** Start **

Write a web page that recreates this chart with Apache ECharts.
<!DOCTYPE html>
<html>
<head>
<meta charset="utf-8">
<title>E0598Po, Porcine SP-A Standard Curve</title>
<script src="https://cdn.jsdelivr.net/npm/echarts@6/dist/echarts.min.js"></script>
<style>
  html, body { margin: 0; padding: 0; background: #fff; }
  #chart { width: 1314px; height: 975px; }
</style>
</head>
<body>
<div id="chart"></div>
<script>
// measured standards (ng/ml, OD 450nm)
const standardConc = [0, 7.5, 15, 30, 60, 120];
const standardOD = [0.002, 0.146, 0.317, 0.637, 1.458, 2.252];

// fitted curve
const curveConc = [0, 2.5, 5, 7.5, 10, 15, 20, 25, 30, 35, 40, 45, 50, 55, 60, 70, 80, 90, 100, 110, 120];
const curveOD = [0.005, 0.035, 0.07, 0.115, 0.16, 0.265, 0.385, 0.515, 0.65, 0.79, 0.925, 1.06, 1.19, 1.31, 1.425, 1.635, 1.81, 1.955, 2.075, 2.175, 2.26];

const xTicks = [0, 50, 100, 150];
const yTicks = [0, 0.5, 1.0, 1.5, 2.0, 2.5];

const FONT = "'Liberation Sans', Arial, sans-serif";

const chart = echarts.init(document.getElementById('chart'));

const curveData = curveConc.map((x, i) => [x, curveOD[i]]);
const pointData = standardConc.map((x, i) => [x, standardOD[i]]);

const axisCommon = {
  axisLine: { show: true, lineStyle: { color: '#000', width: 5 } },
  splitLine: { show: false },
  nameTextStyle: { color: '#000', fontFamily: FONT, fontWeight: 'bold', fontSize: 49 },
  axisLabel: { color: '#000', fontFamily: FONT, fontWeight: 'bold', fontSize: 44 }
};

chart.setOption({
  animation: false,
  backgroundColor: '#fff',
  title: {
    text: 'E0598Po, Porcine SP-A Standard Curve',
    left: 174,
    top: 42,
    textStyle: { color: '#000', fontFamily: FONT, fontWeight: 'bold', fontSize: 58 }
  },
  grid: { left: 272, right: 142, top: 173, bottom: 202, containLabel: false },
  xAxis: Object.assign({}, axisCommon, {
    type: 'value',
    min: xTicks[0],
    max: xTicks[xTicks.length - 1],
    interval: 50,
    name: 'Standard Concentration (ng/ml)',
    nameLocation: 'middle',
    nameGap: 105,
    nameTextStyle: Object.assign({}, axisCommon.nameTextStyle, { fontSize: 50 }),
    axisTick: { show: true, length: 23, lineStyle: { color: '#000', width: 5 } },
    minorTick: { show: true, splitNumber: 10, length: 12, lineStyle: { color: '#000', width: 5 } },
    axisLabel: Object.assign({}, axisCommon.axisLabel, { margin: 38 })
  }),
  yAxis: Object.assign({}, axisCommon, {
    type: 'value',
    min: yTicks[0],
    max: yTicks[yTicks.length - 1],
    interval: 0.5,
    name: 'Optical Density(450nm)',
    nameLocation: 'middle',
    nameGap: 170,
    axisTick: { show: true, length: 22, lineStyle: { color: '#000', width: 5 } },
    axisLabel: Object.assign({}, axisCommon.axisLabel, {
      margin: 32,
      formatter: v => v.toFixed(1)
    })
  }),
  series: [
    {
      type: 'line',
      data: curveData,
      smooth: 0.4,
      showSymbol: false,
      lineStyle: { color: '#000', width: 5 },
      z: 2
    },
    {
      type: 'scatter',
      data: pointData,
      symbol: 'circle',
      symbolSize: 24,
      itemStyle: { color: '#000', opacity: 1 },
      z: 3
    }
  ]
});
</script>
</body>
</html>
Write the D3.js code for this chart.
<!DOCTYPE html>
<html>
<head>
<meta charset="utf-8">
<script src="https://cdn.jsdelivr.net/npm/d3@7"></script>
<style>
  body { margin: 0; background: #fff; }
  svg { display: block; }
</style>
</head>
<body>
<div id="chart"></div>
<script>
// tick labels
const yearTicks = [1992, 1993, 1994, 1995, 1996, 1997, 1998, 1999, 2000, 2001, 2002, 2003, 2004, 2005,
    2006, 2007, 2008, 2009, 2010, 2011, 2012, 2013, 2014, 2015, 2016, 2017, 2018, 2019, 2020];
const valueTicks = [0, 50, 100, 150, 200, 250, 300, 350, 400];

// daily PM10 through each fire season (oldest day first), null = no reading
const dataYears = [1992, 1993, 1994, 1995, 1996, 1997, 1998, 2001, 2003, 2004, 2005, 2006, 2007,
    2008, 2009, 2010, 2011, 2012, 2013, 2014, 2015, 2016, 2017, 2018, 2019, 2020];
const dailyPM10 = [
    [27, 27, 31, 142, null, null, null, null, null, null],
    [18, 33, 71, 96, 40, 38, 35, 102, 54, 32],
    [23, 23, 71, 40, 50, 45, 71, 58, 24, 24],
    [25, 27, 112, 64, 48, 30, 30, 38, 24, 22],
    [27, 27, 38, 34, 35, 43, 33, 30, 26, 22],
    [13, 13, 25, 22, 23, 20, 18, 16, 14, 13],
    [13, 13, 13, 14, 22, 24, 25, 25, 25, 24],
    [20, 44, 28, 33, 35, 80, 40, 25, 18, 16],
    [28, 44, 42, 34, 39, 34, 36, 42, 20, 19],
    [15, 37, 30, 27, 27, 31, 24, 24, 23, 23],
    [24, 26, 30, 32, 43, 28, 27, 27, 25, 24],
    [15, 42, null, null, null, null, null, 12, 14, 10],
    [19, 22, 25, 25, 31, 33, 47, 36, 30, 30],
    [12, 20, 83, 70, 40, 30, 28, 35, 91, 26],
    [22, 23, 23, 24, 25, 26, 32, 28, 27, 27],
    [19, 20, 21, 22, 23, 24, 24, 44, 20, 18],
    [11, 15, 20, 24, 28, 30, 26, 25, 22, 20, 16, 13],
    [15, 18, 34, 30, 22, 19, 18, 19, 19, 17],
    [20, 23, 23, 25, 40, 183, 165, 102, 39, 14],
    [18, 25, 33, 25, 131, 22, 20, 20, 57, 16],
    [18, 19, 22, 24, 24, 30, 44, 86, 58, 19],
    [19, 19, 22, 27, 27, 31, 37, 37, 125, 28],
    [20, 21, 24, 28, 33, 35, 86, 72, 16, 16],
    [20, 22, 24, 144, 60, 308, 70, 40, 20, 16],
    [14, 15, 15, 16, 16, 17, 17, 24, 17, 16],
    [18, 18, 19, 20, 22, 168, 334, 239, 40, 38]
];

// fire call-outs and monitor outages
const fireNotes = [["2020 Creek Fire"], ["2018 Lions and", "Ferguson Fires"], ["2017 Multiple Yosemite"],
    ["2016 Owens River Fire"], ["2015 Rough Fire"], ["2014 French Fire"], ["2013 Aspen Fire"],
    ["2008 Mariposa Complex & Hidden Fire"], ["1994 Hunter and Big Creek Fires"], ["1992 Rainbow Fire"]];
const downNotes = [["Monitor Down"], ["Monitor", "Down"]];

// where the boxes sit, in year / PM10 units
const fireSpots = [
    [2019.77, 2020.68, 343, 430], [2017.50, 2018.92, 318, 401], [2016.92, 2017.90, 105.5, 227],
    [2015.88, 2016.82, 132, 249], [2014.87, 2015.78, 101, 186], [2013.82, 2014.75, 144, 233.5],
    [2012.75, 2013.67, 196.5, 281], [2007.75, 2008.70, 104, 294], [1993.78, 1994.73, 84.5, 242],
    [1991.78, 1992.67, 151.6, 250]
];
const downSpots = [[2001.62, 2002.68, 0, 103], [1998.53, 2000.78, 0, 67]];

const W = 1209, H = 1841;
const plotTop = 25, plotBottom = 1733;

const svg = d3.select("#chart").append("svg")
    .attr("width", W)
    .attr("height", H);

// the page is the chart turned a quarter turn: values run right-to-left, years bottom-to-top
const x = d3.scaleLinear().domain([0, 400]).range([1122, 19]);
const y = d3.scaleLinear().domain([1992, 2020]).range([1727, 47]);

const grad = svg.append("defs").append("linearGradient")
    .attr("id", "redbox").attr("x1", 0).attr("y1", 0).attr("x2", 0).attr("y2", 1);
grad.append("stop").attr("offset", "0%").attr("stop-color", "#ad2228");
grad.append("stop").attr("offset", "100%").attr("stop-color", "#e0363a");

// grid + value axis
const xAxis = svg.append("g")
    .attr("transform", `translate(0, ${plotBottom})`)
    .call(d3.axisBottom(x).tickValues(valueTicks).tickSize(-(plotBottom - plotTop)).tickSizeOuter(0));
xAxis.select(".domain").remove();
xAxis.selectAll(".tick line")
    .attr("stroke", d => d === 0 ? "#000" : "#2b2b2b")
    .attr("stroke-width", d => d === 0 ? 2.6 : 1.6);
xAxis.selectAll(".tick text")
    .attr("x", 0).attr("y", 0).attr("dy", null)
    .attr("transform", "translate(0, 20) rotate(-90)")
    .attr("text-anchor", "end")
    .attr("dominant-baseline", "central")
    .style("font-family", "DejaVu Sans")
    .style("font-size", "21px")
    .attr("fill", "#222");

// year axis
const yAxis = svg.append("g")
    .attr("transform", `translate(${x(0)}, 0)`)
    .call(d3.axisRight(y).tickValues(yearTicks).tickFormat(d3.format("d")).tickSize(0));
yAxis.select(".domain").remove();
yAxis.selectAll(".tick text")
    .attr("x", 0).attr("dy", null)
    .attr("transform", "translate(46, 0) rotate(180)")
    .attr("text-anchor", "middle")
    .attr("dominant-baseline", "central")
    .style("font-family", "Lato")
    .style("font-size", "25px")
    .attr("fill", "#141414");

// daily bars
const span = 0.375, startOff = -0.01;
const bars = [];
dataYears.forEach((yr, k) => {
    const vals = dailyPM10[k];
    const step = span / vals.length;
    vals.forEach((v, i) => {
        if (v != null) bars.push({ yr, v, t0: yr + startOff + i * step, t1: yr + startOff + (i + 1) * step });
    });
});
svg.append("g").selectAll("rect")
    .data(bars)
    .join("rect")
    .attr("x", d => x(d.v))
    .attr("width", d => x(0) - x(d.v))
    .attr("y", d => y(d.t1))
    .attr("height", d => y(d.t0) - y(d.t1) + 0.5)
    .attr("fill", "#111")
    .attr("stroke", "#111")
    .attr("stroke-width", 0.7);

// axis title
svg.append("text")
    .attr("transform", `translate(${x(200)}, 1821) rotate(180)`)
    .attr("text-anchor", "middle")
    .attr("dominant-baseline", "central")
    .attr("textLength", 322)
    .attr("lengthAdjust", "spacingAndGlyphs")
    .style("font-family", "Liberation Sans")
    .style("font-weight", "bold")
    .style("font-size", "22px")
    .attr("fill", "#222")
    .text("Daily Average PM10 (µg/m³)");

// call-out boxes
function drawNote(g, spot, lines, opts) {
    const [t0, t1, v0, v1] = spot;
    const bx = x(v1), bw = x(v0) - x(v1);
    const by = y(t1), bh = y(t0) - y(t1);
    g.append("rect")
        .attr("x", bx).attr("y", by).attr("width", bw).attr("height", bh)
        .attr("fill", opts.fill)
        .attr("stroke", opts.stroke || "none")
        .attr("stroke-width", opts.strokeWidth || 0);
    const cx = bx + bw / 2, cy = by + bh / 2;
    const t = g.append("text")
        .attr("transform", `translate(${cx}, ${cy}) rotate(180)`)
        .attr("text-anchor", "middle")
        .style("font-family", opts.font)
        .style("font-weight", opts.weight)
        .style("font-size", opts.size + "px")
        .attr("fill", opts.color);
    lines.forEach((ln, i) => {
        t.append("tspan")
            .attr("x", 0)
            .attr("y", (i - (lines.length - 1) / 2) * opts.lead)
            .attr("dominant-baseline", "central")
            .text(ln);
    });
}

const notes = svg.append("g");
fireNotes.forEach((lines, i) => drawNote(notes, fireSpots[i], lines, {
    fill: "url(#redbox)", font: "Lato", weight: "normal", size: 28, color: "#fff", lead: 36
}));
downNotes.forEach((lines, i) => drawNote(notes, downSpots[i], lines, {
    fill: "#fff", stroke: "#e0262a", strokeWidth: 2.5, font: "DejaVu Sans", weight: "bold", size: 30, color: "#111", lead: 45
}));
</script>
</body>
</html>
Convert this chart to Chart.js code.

** End **

» **Exercise brief**:
Among the entries above, how many lines hold the word "code"? Reply with only that number.

» **The result**:
2